PROVIDED MATERIAL>
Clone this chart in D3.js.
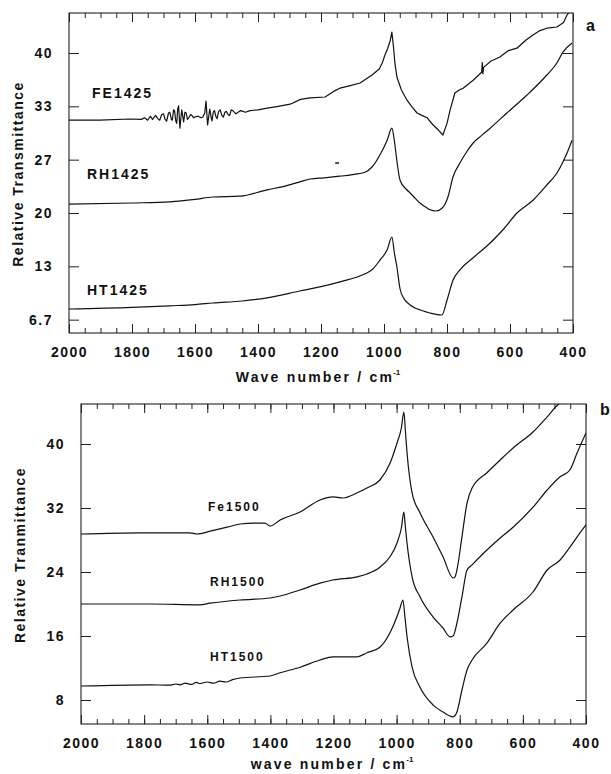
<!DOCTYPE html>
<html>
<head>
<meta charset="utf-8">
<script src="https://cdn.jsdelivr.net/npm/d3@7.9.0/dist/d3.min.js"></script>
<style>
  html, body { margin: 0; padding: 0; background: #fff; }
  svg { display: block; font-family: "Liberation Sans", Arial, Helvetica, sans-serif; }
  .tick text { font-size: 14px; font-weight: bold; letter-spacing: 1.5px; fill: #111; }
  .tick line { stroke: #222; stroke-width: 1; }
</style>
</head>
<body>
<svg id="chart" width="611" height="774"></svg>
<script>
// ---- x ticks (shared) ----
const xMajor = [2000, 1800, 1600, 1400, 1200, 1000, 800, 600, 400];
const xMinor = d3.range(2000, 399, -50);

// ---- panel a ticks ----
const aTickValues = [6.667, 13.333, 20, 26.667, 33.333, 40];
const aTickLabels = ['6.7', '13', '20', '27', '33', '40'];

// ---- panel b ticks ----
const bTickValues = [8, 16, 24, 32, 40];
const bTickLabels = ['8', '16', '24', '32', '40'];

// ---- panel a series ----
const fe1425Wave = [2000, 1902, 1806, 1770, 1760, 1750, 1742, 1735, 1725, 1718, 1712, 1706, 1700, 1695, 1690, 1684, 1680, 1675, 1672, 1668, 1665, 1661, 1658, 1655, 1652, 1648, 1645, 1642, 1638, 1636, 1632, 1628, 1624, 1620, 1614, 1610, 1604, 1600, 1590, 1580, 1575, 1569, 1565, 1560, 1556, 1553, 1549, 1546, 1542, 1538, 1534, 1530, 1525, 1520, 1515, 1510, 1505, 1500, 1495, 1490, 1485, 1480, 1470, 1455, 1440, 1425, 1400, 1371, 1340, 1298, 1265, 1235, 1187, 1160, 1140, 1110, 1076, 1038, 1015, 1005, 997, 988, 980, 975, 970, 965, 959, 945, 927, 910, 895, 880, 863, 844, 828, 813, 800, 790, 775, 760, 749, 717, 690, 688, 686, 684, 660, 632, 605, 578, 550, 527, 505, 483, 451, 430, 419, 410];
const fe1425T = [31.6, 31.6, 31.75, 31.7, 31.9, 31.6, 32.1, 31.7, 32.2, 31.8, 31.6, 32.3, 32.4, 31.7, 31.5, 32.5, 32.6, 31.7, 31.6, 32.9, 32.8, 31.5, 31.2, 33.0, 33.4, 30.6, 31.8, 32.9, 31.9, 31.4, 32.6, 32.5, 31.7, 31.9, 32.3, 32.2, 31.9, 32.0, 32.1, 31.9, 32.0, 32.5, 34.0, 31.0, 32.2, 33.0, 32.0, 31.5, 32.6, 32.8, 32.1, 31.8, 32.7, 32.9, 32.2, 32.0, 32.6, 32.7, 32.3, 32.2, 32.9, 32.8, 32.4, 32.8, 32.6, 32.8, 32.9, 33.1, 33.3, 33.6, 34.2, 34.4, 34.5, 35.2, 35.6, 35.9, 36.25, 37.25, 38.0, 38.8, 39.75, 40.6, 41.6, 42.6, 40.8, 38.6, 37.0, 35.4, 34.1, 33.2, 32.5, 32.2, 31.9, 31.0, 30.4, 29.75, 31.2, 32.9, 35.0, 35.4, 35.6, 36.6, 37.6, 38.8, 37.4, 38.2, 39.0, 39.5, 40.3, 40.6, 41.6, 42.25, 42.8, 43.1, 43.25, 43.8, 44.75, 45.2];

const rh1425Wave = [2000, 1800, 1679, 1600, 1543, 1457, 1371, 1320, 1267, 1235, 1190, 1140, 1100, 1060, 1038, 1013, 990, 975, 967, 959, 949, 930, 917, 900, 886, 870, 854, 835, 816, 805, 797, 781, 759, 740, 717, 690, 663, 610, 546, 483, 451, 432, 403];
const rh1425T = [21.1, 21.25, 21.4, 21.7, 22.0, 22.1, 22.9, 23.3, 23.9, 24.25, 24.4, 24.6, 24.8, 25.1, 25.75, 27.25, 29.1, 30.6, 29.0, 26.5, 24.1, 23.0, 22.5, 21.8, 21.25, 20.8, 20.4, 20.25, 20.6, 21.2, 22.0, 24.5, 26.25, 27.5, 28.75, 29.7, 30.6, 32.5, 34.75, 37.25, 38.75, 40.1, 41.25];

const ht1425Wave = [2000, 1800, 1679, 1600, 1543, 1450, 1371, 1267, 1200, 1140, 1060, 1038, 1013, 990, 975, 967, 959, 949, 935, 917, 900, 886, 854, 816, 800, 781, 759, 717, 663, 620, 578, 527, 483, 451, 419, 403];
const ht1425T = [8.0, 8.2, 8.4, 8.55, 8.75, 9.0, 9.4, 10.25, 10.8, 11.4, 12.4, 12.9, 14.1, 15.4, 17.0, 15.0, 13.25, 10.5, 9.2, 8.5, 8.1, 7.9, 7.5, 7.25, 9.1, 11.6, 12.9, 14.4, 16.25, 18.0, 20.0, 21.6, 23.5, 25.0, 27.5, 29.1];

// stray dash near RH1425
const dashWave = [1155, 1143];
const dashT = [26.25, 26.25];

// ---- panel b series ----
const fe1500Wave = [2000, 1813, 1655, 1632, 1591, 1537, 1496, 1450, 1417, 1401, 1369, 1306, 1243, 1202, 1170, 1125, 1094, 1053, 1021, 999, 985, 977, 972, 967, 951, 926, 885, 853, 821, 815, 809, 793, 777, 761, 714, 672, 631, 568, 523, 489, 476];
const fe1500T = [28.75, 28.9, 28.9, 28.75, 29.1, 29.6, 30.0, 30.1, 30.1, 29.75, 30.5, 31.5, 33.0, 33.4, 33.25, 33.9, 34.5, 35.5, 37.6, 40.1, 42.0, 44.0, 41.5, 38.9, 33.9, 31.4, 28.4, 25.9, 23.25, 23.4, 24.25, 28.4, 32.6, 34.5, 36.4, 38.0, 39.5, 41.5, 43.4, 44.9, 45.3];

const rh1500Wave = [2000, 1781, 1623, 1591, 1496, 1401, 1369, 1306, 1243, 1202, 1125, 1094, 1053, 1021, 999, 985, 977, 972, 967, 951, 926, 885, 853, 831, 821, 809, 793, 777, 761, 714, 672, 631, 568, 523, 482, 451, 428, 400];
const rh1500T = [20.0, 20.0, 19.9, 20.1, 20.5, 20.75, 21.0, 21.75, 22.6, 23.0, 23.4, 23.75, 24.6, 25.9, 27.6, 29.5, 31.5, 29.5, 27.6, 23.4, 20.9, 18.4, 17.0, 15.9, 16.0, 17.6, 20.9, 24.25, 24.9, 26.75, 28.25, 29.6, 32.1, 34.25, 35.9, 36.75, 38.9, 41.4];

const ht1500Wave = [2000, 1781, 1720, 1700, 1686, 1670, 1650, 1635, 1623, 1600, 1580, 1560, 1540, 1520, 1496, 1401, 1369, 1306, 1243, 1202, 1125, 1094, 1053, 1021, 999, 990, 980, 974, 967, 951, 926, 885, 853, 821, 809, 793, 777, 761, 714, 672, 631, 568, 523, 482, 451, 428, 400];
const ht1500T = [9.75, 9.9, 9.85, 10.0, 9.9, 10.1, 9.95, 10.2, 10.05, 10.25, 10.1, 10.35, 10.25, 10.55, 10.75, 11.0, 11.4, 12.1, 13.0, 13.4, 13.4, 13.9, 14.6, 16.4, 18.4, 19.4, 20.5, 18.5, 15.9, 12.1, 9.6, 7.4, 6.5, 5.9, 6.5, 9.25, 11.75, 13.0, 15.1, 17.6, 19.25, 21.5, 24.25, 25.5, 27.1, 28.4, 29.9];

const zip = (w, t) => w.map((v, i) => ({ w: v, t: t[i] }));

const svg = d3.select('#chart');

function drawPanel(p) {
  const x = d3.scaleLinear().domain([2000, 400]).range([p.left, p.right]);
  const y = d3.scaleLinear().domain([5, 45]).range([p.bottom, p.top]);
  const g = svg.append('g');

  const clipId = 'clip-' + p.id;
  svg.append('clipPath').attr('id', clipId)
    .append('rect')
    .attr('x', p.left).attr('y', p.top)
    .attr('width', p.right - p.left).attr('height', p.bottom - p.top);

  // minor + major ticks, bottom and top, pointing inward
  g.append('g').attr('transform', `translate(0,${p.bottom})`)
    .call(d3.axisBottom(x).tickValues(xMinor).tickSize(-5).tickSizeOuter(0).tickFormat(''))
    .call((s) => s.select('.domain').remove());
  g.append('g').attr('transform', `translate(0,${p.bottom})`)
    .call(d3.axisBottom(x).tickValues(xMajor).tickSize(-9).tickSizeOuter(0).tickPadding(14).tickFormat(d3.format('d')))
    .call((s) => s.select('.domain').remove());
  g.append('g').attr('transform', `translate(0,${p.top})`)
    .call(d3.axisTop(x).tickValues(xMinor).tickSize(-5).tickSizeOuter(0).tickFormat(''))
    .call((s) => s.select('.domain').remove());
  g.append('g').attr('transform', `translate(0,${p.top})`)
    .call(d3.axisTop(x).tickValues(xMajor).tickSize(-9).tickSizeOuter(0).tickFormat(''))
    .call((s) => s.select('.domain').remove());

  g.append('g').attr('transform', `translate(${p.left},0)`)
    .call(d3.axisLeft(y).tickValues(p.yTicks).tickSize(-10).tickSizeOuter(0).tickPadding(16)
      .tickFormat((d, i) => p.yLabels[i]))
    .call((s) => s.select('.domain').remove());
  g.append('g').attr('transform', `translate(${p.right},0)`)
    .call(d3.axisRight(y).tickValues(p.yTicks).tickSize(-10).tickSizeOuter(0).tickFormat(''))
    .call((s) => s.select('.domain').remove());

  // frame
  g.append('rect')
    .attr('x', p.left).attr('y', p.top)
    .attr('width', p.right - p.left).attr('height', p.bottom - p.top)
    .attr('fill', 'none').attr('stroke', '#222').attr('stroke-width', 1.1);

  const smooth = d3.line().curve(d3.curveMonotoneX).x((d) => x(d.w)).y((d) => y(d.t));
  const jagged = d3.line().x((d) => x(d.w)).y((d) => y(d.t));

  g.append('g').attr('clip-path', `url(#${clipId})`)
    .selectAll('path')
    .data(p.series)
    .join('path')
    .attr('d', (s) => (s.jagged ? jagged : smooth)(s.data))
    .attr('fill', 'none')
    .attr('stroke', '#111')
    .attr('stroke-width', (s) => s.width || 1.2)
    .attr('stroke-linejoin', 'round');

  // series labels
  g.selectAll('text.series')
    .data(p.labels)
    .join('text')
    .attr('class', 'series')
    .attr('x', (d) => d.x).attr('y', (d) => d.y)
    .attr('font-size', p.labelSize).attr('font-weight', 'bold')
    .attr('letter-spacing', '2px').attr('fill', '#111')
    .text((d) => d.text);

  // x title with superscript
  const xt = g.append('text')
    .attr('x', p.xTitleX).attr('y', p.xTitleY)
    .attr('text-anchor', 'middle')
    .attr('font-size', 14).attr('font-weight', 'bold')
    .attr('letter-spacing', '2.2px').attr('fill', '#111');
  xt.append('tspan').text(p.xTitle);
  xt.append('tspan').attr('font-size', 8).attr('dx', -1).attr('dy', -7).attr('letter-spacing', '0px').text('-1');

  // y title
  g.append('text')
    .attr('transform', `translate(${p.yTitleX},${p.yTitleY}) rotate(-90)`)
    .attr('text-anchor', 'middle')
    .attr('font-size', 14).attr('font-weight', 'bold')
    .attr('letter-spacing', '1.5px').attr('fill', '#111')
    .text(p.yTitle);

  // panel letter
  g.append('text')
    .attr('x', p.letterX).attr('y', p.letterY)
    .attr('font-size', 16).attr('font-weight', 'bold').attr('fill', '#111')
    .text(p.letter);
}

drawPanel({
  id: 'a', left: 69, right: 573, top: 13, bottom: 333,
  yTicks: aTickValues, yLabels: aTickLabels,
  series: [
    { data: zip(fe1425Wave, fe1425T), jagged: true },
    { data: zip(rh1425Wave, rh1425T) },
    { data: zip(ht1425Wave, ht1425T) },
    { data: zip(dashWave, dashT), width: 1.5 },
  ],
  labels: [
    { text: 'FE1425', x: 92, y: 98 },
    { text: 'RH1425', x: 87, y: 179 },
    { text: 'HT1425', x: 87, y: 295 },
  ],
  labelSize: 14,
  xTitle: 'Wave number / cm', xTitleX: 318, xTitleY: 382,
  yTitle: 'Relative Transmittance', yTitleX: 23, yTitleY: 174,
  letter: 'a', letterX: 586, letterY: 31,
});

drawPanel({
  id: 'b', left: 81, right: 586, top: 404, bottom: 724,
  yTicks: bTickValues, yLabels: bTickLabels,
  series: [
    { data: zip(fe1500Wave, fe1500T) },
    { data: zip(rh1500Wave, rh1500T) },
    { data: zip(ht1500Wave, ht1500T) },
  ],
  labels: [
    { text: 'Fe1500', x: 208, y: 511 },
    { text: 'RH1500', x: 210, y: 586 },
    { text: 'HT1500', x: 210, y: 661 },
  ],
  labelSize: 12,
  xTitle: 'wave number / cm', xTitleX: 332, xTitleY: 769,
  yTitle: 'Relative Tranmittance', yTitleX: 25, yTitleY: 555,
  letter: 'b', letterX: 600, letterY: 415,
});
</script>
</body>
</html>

SET TASK>
Restate, line by line and word for word, everything from the top of the material through the line that contains "const bTickLabels = ['8', '16', '24', '32', '40'];". Leave pictures out.

RESULT OF THIS TASK>
Clone this chart in D3.js.
<!DOCTYPE html>
<html>
<head>
<meta charset="utf-8">
<script src="https://cdn.jsdelivr.net/npm/d3@7.9.0/dist/d3.min.js"></script>
<style>
  html, body { margin: 0; padding: 0; background: #fff; }
  svg { display: block; font-family: "Liberation Sans", Arial, Helvetica, sans-serif; }
  .tick text { font-size: 14px; font-weight: bold; letter-spacing: 1.5px; fill: #111; }
  .tick line { stroke: #222; stroke-width: 1; }
</style>
</head>
<body>
<svg id="chart" width="611" height="774"></svg>
<script>
// ---- x ticks (shared) ----
const xMajor = [2000, 1800, 1600, 1400, 1200, 1000, 800, 600, 400];
const xMinor = d3.range(2000, 399, -50);

// ---- panel a ticks ----
const aTickValues = [6.667, 13.333, 20, 26.667, 33.333, 40];
const aTickLabels = ['6.7', '13', '20', '27', '33', '40'];

// ---- panel b ticks ----
const bTickValues = [8, 16, 24, 32, 40];
const bTickLabels = ['8', '16', '24', '32', '40'];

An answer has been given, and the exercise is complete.